SOURCE DATA:
▽
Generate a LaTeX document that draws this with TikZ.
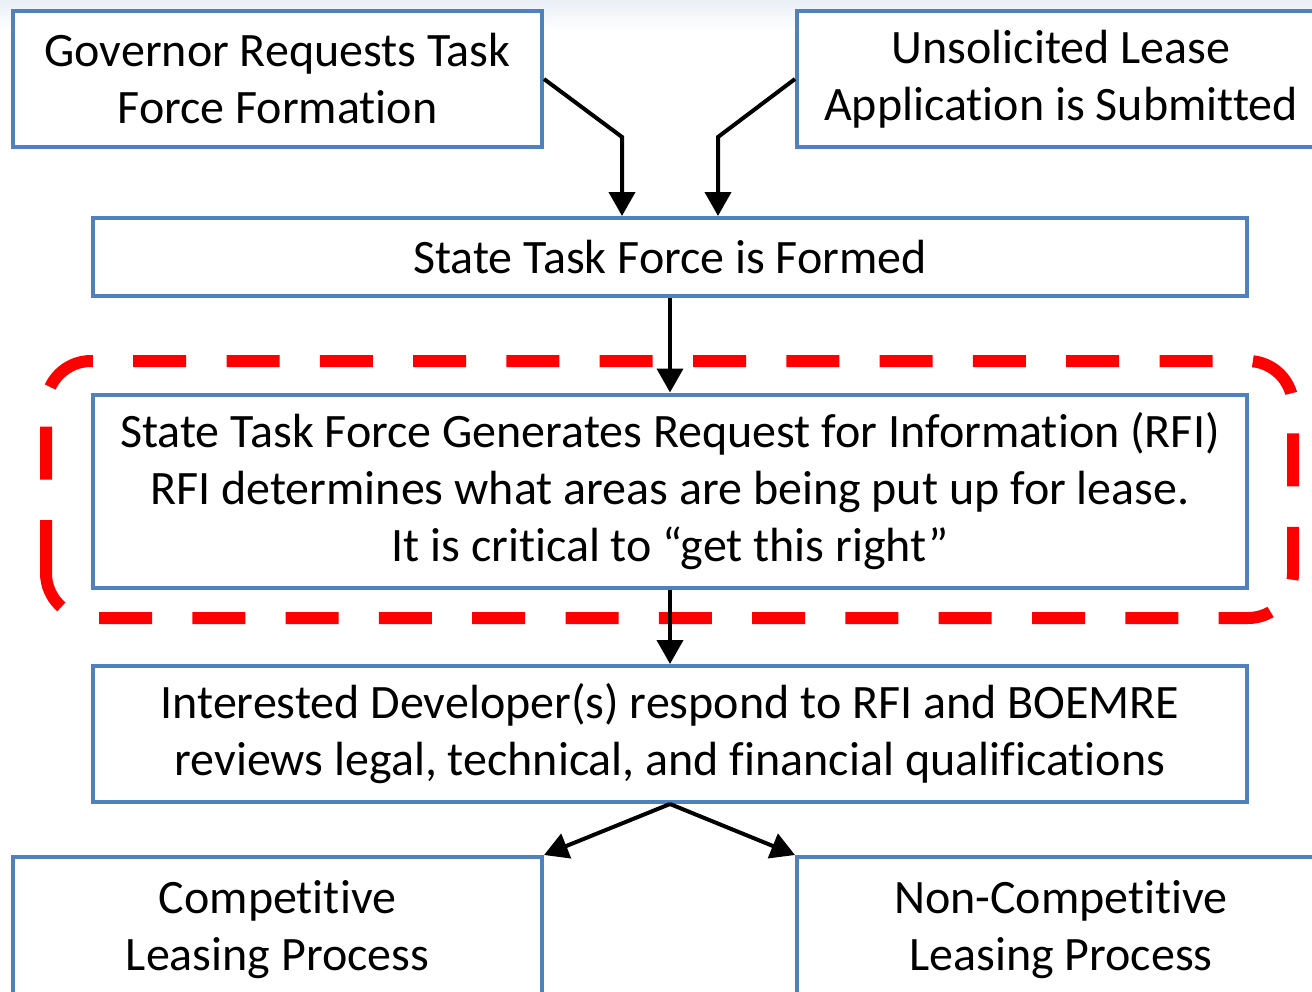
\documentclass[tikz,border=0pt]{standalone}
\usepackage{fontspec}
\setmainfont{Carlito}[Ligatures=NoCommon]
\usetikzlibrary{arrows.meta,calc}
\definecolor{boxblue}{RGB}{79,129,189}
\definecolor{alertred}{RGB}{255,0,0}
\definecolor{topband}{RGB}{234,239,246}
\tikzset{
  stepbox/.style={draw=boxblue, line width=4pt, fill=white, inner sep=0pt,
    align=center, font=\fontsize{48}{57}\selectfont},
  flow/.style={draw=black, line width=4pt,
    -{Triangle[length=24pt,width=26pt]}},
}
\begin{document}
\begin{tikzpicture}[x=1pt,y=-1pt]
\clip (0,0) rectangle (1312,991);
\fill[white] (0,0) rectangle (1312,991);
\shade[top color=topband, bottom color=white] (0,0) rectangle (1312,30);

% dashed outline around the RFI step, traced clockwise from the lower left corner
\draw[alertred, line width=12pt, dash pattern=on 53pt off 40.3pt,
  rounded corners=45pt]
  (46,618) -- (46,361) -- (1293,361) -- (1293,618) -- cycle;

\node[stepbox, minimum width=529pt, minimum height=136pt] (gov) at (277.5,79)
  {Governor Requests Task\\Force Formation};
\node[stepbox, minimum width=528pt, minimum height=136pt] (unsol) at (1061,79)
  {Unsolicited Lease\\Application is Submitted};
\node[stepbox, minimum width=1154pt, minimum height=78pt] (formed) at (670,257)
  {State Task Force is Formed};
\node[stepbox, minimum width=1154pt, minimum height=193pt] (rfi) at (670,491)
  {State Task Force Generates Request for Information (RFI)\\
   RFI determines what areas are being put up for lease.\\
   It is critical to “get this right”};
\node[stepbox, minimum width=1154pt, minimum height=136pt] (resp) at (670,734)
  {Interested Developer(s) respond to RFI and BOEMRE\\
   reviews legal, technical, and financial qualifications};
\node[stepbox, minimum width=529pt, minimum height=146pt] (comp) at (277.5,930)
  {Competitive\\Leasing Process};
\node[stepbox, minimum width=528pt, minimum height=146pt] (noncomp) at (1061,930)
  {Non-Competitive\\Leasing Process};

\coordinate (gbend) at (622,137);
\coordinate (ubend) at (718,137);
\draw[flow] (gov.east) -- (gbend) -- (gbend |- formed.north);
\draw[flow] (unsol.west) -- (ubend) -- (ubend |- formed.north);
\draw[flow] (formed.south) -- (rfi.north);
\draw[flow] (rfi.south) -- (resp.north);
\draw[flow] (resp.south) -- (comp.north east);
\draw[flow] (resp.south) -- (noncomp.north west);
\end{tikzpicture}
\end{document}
△
EXERCISE DIRECTIONS: Retype the data above exactly; pictures are not part of the copy.

FINAL RESULT:
Generate a LaTeX document that draws this with TikZ.
\documentclass[tikz,border=0pt]{standalone}
\usepackage{fontspec}
\setmainfont{Carlito}[Ligatures=NoCommon]
\usetikzlibrary{arrows.meta,calc}
\definecolor{boxblue}{RGB}{79,129,189}
\definecolor{alertred}{RGB}{255,0,0}
\definecolor{topband}{RGB}{234,239,246}
\tikzset{
  stepbox/.style={draw=boxblue, line width=4pt, fill=white, inner sep=0pt,
    align=center, font=\fontsize{48}{57}\selectfont},
  flow/.style={draw=black, line width=4pt,
    -{Triangle[length=24pt,width=26pt]}},
}
\begin{document}
\begin{tikzpicture}[x=1pt,y=-1pt]
\clip (0,0) rectangle (1312,991);
\fill[white] (0,0) rectangle (1312,991);
\shade[top color=topband, bottom color=white] (0,0) rectangle (1312,30);

% dashed outline around the RFI step, traced clockwise from the lower left corner
\draw[alertred, line width=12pt, dash pattern=on 53pt off 40.3pt,
  rounded corners=45pt]
  (46,618) -- (46,361) -- (1293,361) -- (1293,618) -- cycle;

\node[stepbox, minimum width=529pt, minimum height=136pt] (gov) at (277.5,79)
  {Governor Requests Task\\Force Formation};
\node[stepbox, minimum width=528pt, minimum height=136pt] (unsol) at (1061,79)
  {Unsolicited Lease\\Application is Submitted};
\node[stepbox, minimum width=1154pt, minimum height=78pt] (formed) at (670,257)
  {State Task Force is Formed};
\node[stepbox, minimum width=1154pt, minimum height=193pt] (rfi) at (670,491)
  {State Task Force Generates Request for Information (RFI)\\
   RFI determines what areas are being put up for lease.\\
   It is critical to “get this right”};
\node[stepbox, minimum width=1154pt, minimum height=136pt] (resp) at (670,734)
  {Interested Developer(s) respond to RFI and BOEMRE\\
   reviews legal, technical, and financial qualifications};
\node[stepbox, minimum width=529pt, minimum height=146pt] (comp) at (277.5,930)
  {Competitive\\Leasing Process};
\node[stepbox, minimum width=528pt, minimum height=146pt] (noncomp) at (1061,930)
  {Non-Competitive\\Leasing Process};

\coordinate (gbend) at (622,137);
\coordinate (ubend) at (718,137);
\draw[flow] (gov.east) -- (gbend) -- (gbend |- formed.north);
\draw[flow] (unsol.west) -- (ubend) -- (ubend |- formed.north);
\draw[flow] (formed.south) -- (rfi.north);
\draw[flow] (rfi.south) -- (resp.north);
\draw[flow] (resp.south) -- (comp.north east);
\draw[flow] (resp.south) -- (noncomp.north west);
\end{tikzpicture}
\end{document}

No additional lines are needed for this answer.